太尉王衍问王玄说:“你叔父是名士,你为什么不推崇他?”王玄说:“哪有名士整天胡说八道的?”
庾亮对周说:“众人都拿你和乐氏并列。”周问道:“哪个乐氏?是乐毅吗?”庾亮说:“不是,是乐广而已。”周说:“怎么竟美化无盐来亵渎西施呢?”
竺法深说:“人们都说庾亮是名士,他肚子里的干柴和荆棘,可足有三斗多!”
庾亮权势很大,足以超过王导。庾亮在石头城,王导在冶城坐镇。一次,大风扬起了尘土,王导用扇子扇掉尘土说:“庾亮的尘土把人弄脏了。”
王羲之年轻时不善言谈。他在王敦府上,王导和庾亮两人后到,王羲之便站起来要走。王敦挽留他,说:“是你家的司空和元规两人,你有什么不好意思的!”
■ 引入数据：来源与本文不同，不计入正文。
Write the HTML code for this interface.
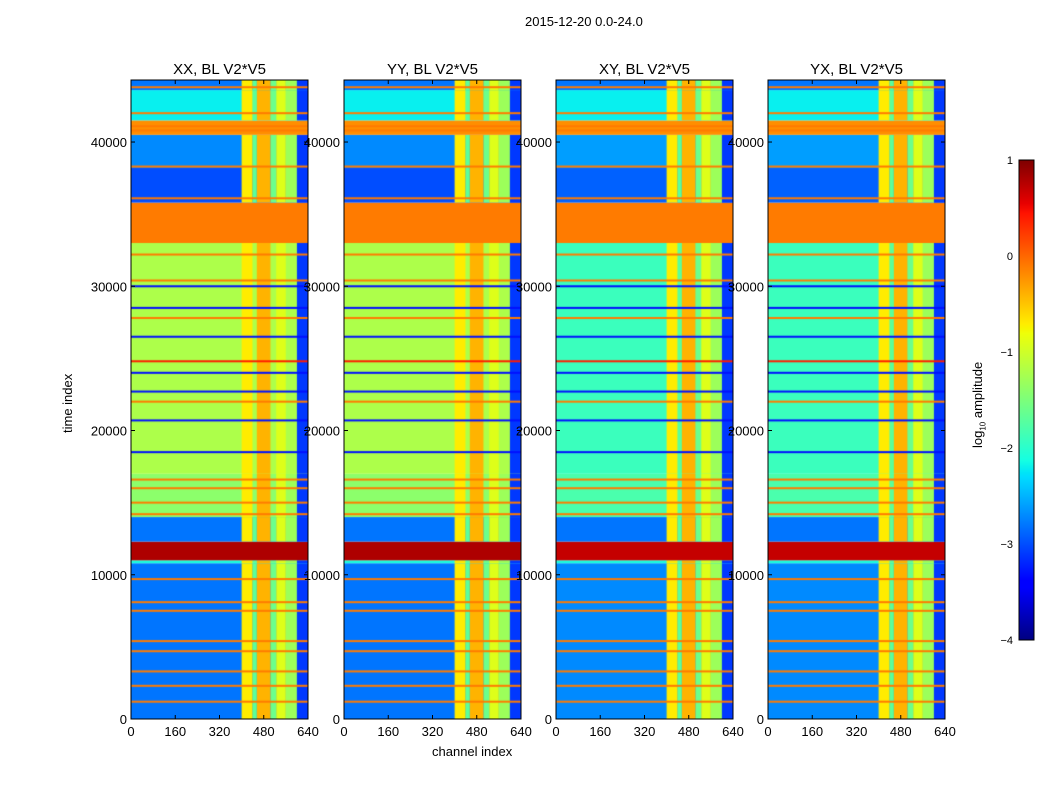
<!DOCTYPE html>
<html><head><meta charset="utf-8"><style>
body{margin:0;background:#fff;font-family:"Liberation Sans",sans-serif;}
#wrap{position:relative;width:1050px;height:800px;overflow:hidden;background:#fff}
.t{position:absolute;font-size:13px;color:#000;white-space:nowrap}
canvas{position:absolute}
</style></head><body>
<div id="wrap">
<div class="t" style="left:525px;top:14px">2015-12-20 0.0-24.0</div>
<div class="t" style="left:432px;top:744px">channel index</div>
<div class="t" style="left:60px;top:433px;transform:rotate(-90deg);transform-origin:left top">time index</div>
<div class="t" style="left:970px;top:448px;transform:rotate(-90deg);transform-origin:left top">log<sub style="font-size:8px">10</sub> amplitude</div>
<svg id="ax" width="1050" height="800" style="position:absolute;left:0;top:0"></svg>
</div>
<script>
const titles=["XX, BL V2*V5","YY, BL V2*V5","XY, BL V2*V5","YX, BL V2*V5"];
const xTicks=[0,160,320,480,640];
const yTicks=[0,10000,20000,30000,40000];
const cbTicks=[1,0,-1,-2,-3,-4];
const bandStart=[0,10800,11000,12300,14000,17000,33000,35800,38200,40500,41500,43600];
const bandEnd=[10800,11000,12300,14000,17000,33000,35800,38200,40500,41500,43600,44400];
const bandValXX=[-2.8,-2.1,0.8,-2.8,-1.4,-1.2,-0.1,-3.0,-2.7,-0.2,-2.2,-2.8];
const bandValXY=[-2.7,-2.1,0.7,-2.8,-1.8,-1.9,-0.1,-2.9,-2.6,-0.2,-2.2,-2.8];
const lineT=[1200,2300,3300,4700,5400,7500,8100,9700,14200,15000,16000,16600,18500,20700,22000,22700,24000,24800,26500,27800,28500,30000,30400,32200,36100,38300,40800,41100,42000,43800];
const lineV=[-0.1,-0.1,-0.1,-0.1,-0.1,-0.1,-0.1,-0.1,-0.1,-0.1,-0.1,-0.1,-3.3,-3.3,-0.1,-3.3,-3.3,0.4,-3.3,-0.1,-3.3,-3.3,-0.1,-0.1,-0.1,-0.1,-0.1,-0.1,-0.1,-0.1];
const stripeStart=[400,440,455,505,525,560,600];
const stripeEnd=[440,455,505,525,560,600,640];
const stripeVal=[-0.7,-1.7,-0.4,-1.6,-0.9,-1.3,-3.1];
const panelLeft=[131,344,556,768];
const pW=177,pTop=80,pBot=719,yMax=44300;
const R=[[0,0],[0.35,0],[0.66,1],[0.89,1],[1,0.5]],G=[[0,0],[0.125,0],[0.375,1],[0.64,1],[0.91,0],[1,0]],B=[[0,0.5],[0.11,1],[0.34,1],[0.65,0],[1,0]];
function seg(s,t){for(let i=1;i<s.length;i++){if(t<=s[i][0]){const a=s[i-1],b=s[i];return a[1]+(b[1]-a[1])*(t-a[0])/(b[0]-a[0]);}}return s[s.length-1][1];}
function jet(v){let t=(v+4)/5;t=Math.max(0,Math.min(1,t));
 return `rgb(${Math.round(255*seg(R,t))},${Math.round(255*seg(G,t))},${Math.round(255*seg(B,t))})`;}
const X=c=>c/640*pW, Y=t=>pBot-t/yMax*(pBot-pTop);
const wrap=document.getElementById('wrap'),svg=document.getElementById('ax');
const NS='http://www.w3.org/2000/svg';
function mk(tag,at){const e=document.createElementNS(NS,tag);for(const k in at)e.setAttribute(k,at[k]);svg.appendChild(e);return e;}
panelLeft.forEach((L,p)=>{
 const cv=document.createElement('canvas');cv.width=pW;cv.height=pBot-pTop;cv.style.left=L+'px';cv.style.top=pTop+'px';
 
 
 wrap.insertBefore(cv,svg);const g=cv.getContext('2d');
 const bv=p<2?bandValXX:bandValXY;
 const yOf=t=>Y(t)-pTop;
 bandStart.forEach((s,i)=>{
  g.fillStyle=jet(bv[i]);g.fillRect(0,yOf(bandEnd[i]),pW,yOf(s)-yOf(bandEnd[i]));
  if(bv[i]<-0.5){stripeStart.forEach((c,j)=>{g.fillStyle=jet(stripeVal[j]<-2.5?stripeVal[j]:Math.max(stripeVal[j],bv[i]));g.fillRect(X(c),yOf(bandEnd[i]),X(stripeEnd[j])-X(c),yOf(s)-yOf(bandEnd[i]));});}
 });
 lineT.forEach((t,i)=>{g.fillStyle=jet(lineV[i]);g.fillRect(0,yOf(t)-1,pW,2);});
 mk('rect',{x:L,y:pTop,width:pW,height:pBot-pTop,fill:'none',stroke:'#000',});
 const tt=mk('text',{x:L+pW/2,y:74,'text-anchor':'middle','font-size':15,'font-family':'Liberation Sans'});tt.textContent=titles[p];
 
 
 xTicks.forEach(v=>{const x=L+X(v);mk('line',{x1:x,x2:x,y1:pBot,y2:pBot-4,stroke:'#000'});mk('line',{x1:x,x2:x,y1:pTop,y2:pTop+4,stroke:'#000'});
  const e=mk('text',{x:x,y:736,'text-anchor':'middle','font-size':13,'font-family':'Liberation Sans'});e.textContent=v;
  
  });
 yTicks.forEach(v=>{const y=Y(v);mk('line',{x1:L,x2:L+4,y1:y,y2:y,stroke:'#000'});mk('line',{x1:L+pW,x2:L+pW-4,y1:y,y2:y,stroke:'#000'});
  const e=mk('text',{x:L-4,y:y+5,'text-anchor':'end','font-size':13,'font-family':'Liberation Sans'});e.textContent=v;
  
  });
});
const cbT=160,cbB=640,cbL=1019,cbW=15;
for(let i=0;i<cbB-cbT;i++){mk('rect',{x:cbL,y:cbT+i,width:cbW,height:1.2,fill:jet(1-5*i/(cbB-cbT))});}
mk('rect',{x:cbL,y:cbT,width:cbW,height:cbB-cbT,fill:'none',stroke:'#000',});
cbTicks.forEach(v=>{const y=cbB-(v+4)/5*(cbB-cbT);
 const e=mk('text',{x:1013,y:y+4,'text-anchor':'end','font-size':11,'font-family':'Liberation Sans'});e.textContent=v<0?'\u2212'+(-v):v;
 
 });
</script>
</body></html>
王导轻视蔡谟,说:“我和王承、阮瞻一道在洛水之滨游玩时,哪里听说过什么蔡充的儿子呢?”
太傅褚裒刚到江南时,曾经到吴郡去。到了金昌亭,吴地的豪门大族正在亭中聚会喝酒。褚裒虽然一直声名卓著,但匆忙之间还是没人认识他,那些豪门就特意吩咐随从多给他倒茶水,少摆粽子,茶喝完就给他添上,让他一直吃不上东西。褚裒喝完茶,缓缓地对众人作揖、谈话,说:“我是褚裒。”于是座上人一惊而散,都很狼狈。
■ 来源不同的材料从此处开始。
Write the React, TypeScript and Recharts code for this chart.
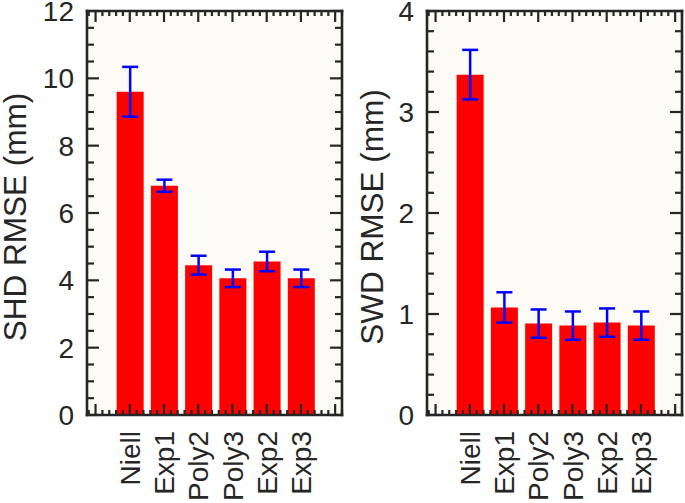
import React from 'react';
import { BarChart, Bar, XAxis, YAxis, ErrorBar, CartesianGrid } from 'recharts';

const categories = ['Niell', 'Exp1', 'Poly2', 'Poly3', 'Exp2', 'Exp3'];
const positions = [1, 2, 3, 4, 5, 6];
const shdValues = [9.6, 6.81, 4.45, 4.06, 4.56, 4.06];
const shdErrors = [0.74, 0.18, 0.28, 0.26, 0.29, 0.26];
const swdValues = [3.37, 1.065, 0.905, 0.885, 0.915, 0.885];
const swdErrors = [0.245, 0.15, 0.14, 0.14, 0.14, 0.14];
const shdYLabel = 'SHD RMSE (mm)';
const swdYLabel = 'SWD RMSE (mm)';

const FONT = '"Liberation Sans", Arial, Helvetica, sans-serif';
const INK = '#262626';
const BG = '#FCFBF5';
const H = 503;
const PLOT_TOP = 11;
const PLOT_BOTTOM = 415;
const LABEL_TOP = 431;
const X_DOMAIN: [number, number] = [-0.25, 7.2];

const isMultiple = (v: number, step: number) => Math.abs(v / step - Math.round(v / step)) < 1e-6;

function Panel(props: any) {
  const { left, width, plotLeft, yLabel, labelX, values, errors, yMax, majorStep, minorStep } = props;
  const plotRight = width - 3;
  const data = categories.map((c, i) => ({ name: c, pos: positions[i], value: values[i], err: errors[i] }));
  const yTicks: number[] = [];
  for (let k = 0; k <= Math.round(yMax / minorStep); k++) yTicks.push(+(k * minorStep).toFixed(3));
  const xTicks: number[] = [];
  for (let k = -1; k <= 36; k++) xTicks.push(+(k * 0.2).toFixed(2));
  const unit = (plotRight - plotLeft) / (X_DOMAIN[1] - X_DOMAIN[0]);
  const padL = (1 - X_DOMAIN[0]) * unit - unit / 2;
  const padR = (X_DOMAIN[1] - 6) * unit - unit / 2;

  const yTickLeft = (p: any) => {
    const v = p.payload.value;
    const major = isMultiple(v, majorStep);
    return (
      <g>
        <line x1={plotLeft} x2={plotLeft + (major ? 12 : 7)} y1={p.y} y2={p.y} stroke={INK} strokeWidth={2.2} />
        {major && (
          <text x={plotLeft - 13} y={p.y} dy="0.36em" textAnchor="end" fontSize={28} fontFamily={FONT} fill={INK}>
            {v}
          </text>
        )}
      </g>
    );
  };
  const yTickRight = (p: any) => {
    const v = p.payload.value;
    const major = isMultiple(v, majorStep);
    return <line x1={plotRight} x2={plotRight - (major ? 12 : 7)} y1={p.y} y2={p.y} stroke={INK} strokeWidth={2.2} />;
  };
  const xTickBottom = (p: any) => {
    const v = p.payload.value;
    const major = isMultiple(v, 1);
    const idx = positions.indexOf(Math.round(v));
    const showLabel = major && idx >= 0;
    return (
      <g>
        <line x1={p.x} x2={p.x} y1={PLOT_BOTTOM} y2={PLOT_BOTTOM - (major ? 11 : 5)} stroke={INK} strokeWidth={2.2} />
        {showLabel && (
          <text
            transform={`translate(${p.x},${LABEL_TOP}) rotate(-90)`}
            dy="0.36em"
            textAnchor="end"
            fontSize={28}
            fontFamily={FONT}
            fill={INK}
          >
            {categories[idx]}
          </text>
        )}
      </g>
    );
  };
  const xTickTop = (p: any) => {
    const v = p.payload.value;
    const major = isMultiple(v, 1);
    return <line x1={p.x} x2={p.x} y1={PLOT_TOP} y2={PLOT_TOP + (major ? 11 : 5)} stroke={INK} strokeWidth={2.2} />;
  };
  const axisLine = { stroke: INK, strokeWidth: 2.6, strokeLinecap: 'square' as const };
  const layer: React.CSSProperties = { position: 'absolute', left: 0, top: 0 };

  return (
    <div style={{ position: 'absolute', left, top: 0, width, height: H }}>
      <div style={layer}>
        <BarChart
          width={width}
          height={H}
          data={data}
          margin={{ top: PLOT_TOP, right: width - plotRight, bottom: H - PLOT_BOTTOM, left: plotLeft }}
        >
          <CartesianGrid xAxisId="cat" yAxisId="l" fill={BG} horizontal={false} vertical={false} stroke="none" />
          <XAxis xAxisId="cat" dataKey="name" type="category" hide height={0} padding={{ left: padL, right: padR }} />
          <YAxis yAxisId="l" type="number" hide width={0} domain={[0, yMax]} allowDataOverflow />
          <Bar xAxisId="cat" yAxisId="l" dataKey="value" fill="#FF0000" barSize={27} isAnimationActive={false}>
            <ErrorBar dataKey="err" direction="y" width={8} stroke="#0000FF" strokeWidth={2.5} isAnimationActive={false} />
          </Bar>
        </BarChart>
      </div>
      <div style={layer}>
        <BarChart width={width} height={H} data={data} margin={{ top: 0, right: 0, bottom: 0, left: 0 }}>
          <XAxis
            xAxisId="nb"
            dataKey="pos"
            type="number"
            orientation="bottom"
            height={H - PLOT_BOTTOM}
            domain={X_DOMAIN}
            allowDataOverflow
            ticks={xTicks}
            interval={0}
            axisLine={axisLine}
            tickLine={false}
            tick={xTickBottom}
          />
          <XAxis
            xAxisId="nt"
            dataKey="pos"
            type="number"
            orientation="top"
            height={PLOT_TOP}
            domain={X_DOMAIN}
            allowDataOverflow
            ticks={xTicks}
            interval={0}
            axisLine={axisLine}
            tickLine={false}
            tick={xTickTop}
          />
          <YAxis
            yAxisId="l"
            type="number"
            width={plotLeft}
            domain={[0, yMax]}
            allowDataOverflow
            ticks={yTicks}
            interval={0}
            axisLine={axisLine}
            tickLine={false}
            tick={yTickLeft}
            label={{
              value: yLabel,
              content: () => (
                <text
                  transform={`translate(${labelX},217) rotate(-90)`}
                  textAnchor="middle"
                  fontSize={31.5}
                  fontFamily={FONT}
                  fill={INK}
                >
                  {yLabel}
                </text>
              ),
            }}
          />
          <YAxis
            yAxisId="r"
            type="number"
            orientation="right"
            width={width - plotRight}
            domain={[0, yMax]}
            allowDataOverflow
            ticks={yTicks}
            interval={0}
            axisLine={axisLine}
            tickLine={false}
            tick={yTickRight}
          />
        </BarChart>
      </div>
    </div>
  );
}

export default function App() {
  return (
    <div style={{ position: 'absolute', left: 0, top: 0, width: 685, height: H, background: '#ffffff' }}>
      <Panel
        left={0}
        width={345}
        plotLeft={87}
        yLabel={shdYLabel}
        labelX={26}
        values={shdValues}
        errors={shdErrors}
        yMax={12}
        majorStep={2}
        minorStep={0.5}
      />
      <Panel
        left={345}
        width={340}
        plotLeft={82}
        yLabel={swdYLabel}
        labelX={38}
        values={swdValues}
        errors={swdErrors}
        yMax={4}
        majorStep={1}
        minorStep={0.2}
      />
    </div>
  );
}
王羲之在南方,王导给他写信时经常慨叹子侄辈才质平庸,说:“虎、虎犊,跟他们的名字一模一样。”
褚裒南下京口,长乐侯孙绰到船上去看他。言谈之间说到刘惔之死,孙绰流泪朗诵《诗经》的句子:“人之云亡,邦国殄瘁。”褚裒很生气:“刘惔平生何尝把你当回事,你今天装得这个样子对人!”孙绰停止流泪,对褚裒说:“你应该同情我!”当时人都笑话他虽有才学可本性庸俗。
谢尚写信给扬州刺史殷浩,推荐刘惔主管会稽郡。殷浩回信说:“刘惔党同伐异,是个最为狭隘的人。他老说你亲自走下阶梯去迎接他,你怎么还在为他奔走呢?”
桓温进兵洛阳,经过淮水、泗水,踏入了北方领域,和下属们登上大船的船楼,遥望中原,感慨地说:“造成国土沦丧、百年废墟的现状,王衍等人不能不承担这一罪责!”袁宏轻率地回答:“国运本来就有兴衰,难道一定是他们的错?”桓温脸色一变,严厉地环顾在座人等,说:“诸位都听说过刘表吧?他有一头千斤重的大牛,吃的草料比普通牛多十倍,...
袁宏和伏滔都在桓温府内任职。桓温每次游乐宴饮,都会同时叫上两个人。袁宏很是感到耻辱,常常叹息说:“桓公的深情厚谊,不能让国士感到荣幸;把我和伏滔相提并论,还有比这更耻辱的事吗?”
高柔在东边时,很被谢尚看重,到了建康以后,却不被王濛、刘惔赏识。谢尚说:“最近看到高柔上了很多奏章,却没有什么效果。”刘惔说:“本来就不该住在偏远的地方,随便地待在角落里,不过是被人当成议论的对象。”高柔听到后,说:“我对他原本无所求。”有人向刘惔学说了这话,刘惔说:“我实在给不了他什么。”但是游玩宴饮的时候还是给...
刘惔、江虨、王彪之、孙绰一起坐着,江虨和王彪之脸上有互相轻视的神色。江虨用手捅了一下王彪之说:“酷吏!”言辞强硬。刘惔看着他说:“你是在发怒吗?你不只是说话难听,眼神还很难看!”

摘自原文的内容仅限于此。